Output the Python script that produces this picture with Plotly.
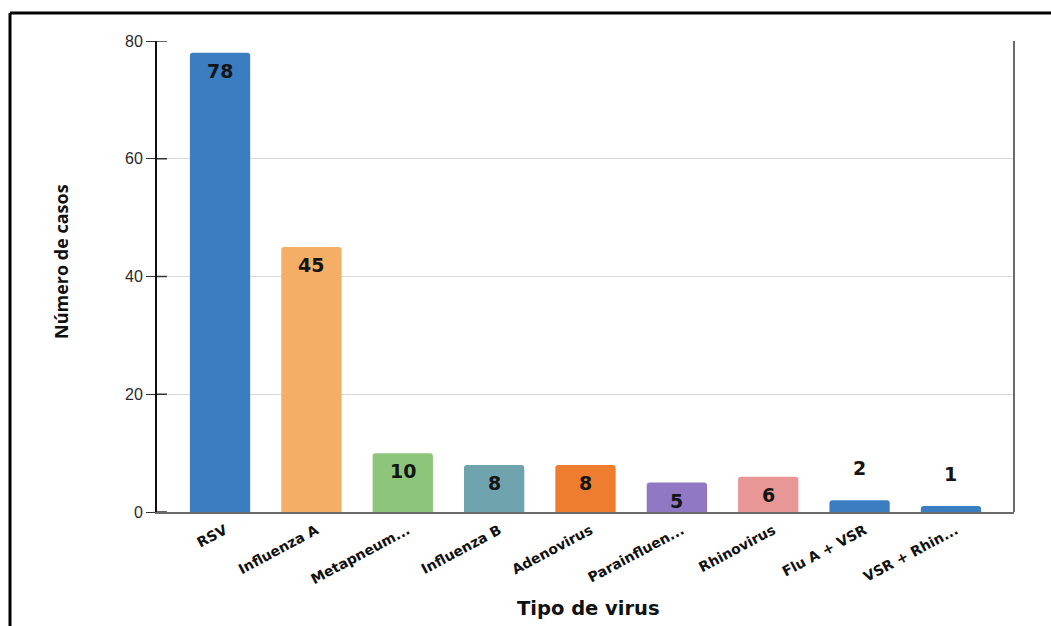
import plotly.graph_objects as go

# Categorías y número de casos por tipo de virus
categorias = ["RSV", "Influenza A", "Metapneum...", "Influenza B", "Adenovirus",
              "Parainfluen...", "Rhinovirus", "Flu A + VSR", "VSR + Rhin..."]
casos = [78, 45, 10, 8, 8, 5, 6, 2, 1]
colores = ["#3A7DC1", "#F4AE66", "#8DC67A", "#6FA3AD", "#EE7D30",
           "#9078C4", "#E89696", "#3A7DC1", "#3A7DC1"]
y_ticks = [0, 20, 40, 60, 80]

# Las barras pequeñas llevan la etiqueta por encima
umbral_dentro = 4

fig = go.Figure()
fig.add_trace(go.Bar(
    x=list(range(len(categorias))),
    y=casos,
    marker=dict(color=colores, line=dict(width=0), cornerradius=3),
    width=0.66,
    hoverinfo="skip",
))

fuente_valor = dict(family="DejaVu Sans", size=19, color="#151515", weight="bold")
for i, v in enumerate(casos):
    if v >= umbral_dentro:
        fig.add_annotation(x=i, y=v, text=str(v), showarrow=False,
                           yanchor="top", yshift=-5, font=fuente_valor)
    else:
        fig.add_annotation(x=i, y=v, text=str(v), showarrow=False,
                           yanchor="bottom", yshift=19, font=fuente_valor)

# Geometría de la página en píxeles
L, R, T, B = 157, 37, 41, 114
W, H = 1051, 626
pw, ph = W - L - R, H - T - B
def px_x(x):
    return (x - L) / pw
def px_y(y):
    return (H - B - y) / ph

# Marco exterior (líneas superior e izquierda)
fig.add_shape(type="line", xref="paper", yref="paper",
              x0=px_x(10), x1=px_x(1060), y0=px_y(13), y1=px_y(13),
              line=dict(color="black", width=3))
fig.add_shape(type="line", xref="paper", yref="paper",
              x0=px_x(10), x1=px_x(10), y0=px_y(13), y1=px_y(640),
              line=dict(color="black", width=3))
# Borde derecho del área de trazado
fig.add_shape(type="line", xref="paper", yref="paper",
              x0=1, x1=1, y0=0, y1=1, line=dict(color="#6a6a6a", width=2))
# Marcas del eje Y que cruzan la línea del eje
for t in y_ticks:
    fig.add_shape(type="line", xref="paper", yref="y",
                  x0=0, x1=px_x(167), y0=t, y1=t,
                  line=dict(color="#333333", width=1.5))

# Títulos de los ejes
fig.add_annotation(xref="paper", yref="paper", x=px_x(588), y=px_y(608),
                   text="Tipo de virus", showarrow=False,
                   xanchor="center", yanchor="middle",
                   font=dict(family="DejaVu Sans", size=19.5, color="#111111", weight="bold"))
fig.add_annotation(xref="paper", yref="paper", x=px_x(61), y=px_y(262),
                   text="Número de casos", showarrow=False, textangle=-90,
                   xanchor="center", yanchor="middle",
                   font=dict(family="Open Sans", size=18, color="#111111", weight="bold"))

fig.update_layout(
    width=W, height=H,
    margin=dict(l=L, r=R, t=T, b=B),
    paper_bgcolor="white", plot_bgcolor="white",
    showlegend=False,
    xaxis=dict(
        tickmode="array",
        tickvals=list(range(len(categorias))),
        ticktext=categorias,
        range=[-0.69, 8.69],
        tickangle=-28,
        tickfont=dict(family="DejaVu Sans", size=14, color="#111111", weight="bold"),
        showgrid=False, zeroline=False,
        showline=True, linecolor="#6a6a6a", linewidth=2,
        ticks="", ticklabelstandoff=3, ticklabelshift=5,
    ),
    yaxis=dict(
        range=[0, 80],
        tickmode="array", tickvals=y_ticks,
        tickfont=dict(family="Liberation Sans", size=16, color="#2a2a2a"),
        showgrid=True, gridcolor="#d9d9d9", gridwidth=1,
        zeroline=False,
        showline=True, linecolor="#111111", linewidth=2,
        ticks="outside", ticklen=9, tickcolor="#333333",
    ),
)

fig.write_html("out.html")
******
## What the task asks
Only lines belong in the copy: transcribe those from the start of the data through the line that contains "return (H - B - y) / ph", and skip the pictures.

## Task answer
Output the Python script that produces this picture with Plotly.
import plotly.graph_objects as go

# Categorías y número de casos por tipo de virus
categorias = ["RSV", "Influenza A", "Metapneum...", "Influenza B", "Adenovirus",
              "Parainfluen...", "Rhinovirus", "Flu A + VSR", "VSR + Rhin..."]
casos = [78, 45, 10, 8, 8, 5, 6, 2, 1]
colores = ["#3A7DC1", "#F4AE66", "#8DC67A", "#6FA3AD", "#EE7D30",
           "#9078C4", "#E89696", "#3A7DC1", "#3A7DC1"]
y_ticks = [0, 20, 40, 60, 80]

# Las barras pequeñas llevan la etiqueta por encima
umbral_dentro = 4

fig = go.Figure()
fig.add_trace(go.Bar(
    x=list(range(len(categorias))),
    y=casos,
    marker=dict(color=colores, line=dict(width=0), cornerradius=3),
    width=0.66,
    hoverinfo="skip",
))

fuente_valor = dict(family="DejaVu Sans", size=19, color="#151515", weight="bold")
for i, v in enumerate(casos):
    if v >= umbral_dentro:
        fig.add_annotation(x=i, y=v, text=str(v), showarrow=False,
                           yanchor="top", yshift=-5, font=fuente_valor)
    else:
        fig.add_annotation(x=i, y=v, text=str(v), showarrow=False,
                           yanchor="bottom", yshift=19, font=fuente_valor)

# Geometría de la página en píxeles
L, R, T, B = 157, 37, 41, 114
W, H = 1051, 626
pw, ph = W - L - R, H - T - B
def px_x(x):
    return (x - L) / pw
def px_y(y):
    return (H - B - y) / ph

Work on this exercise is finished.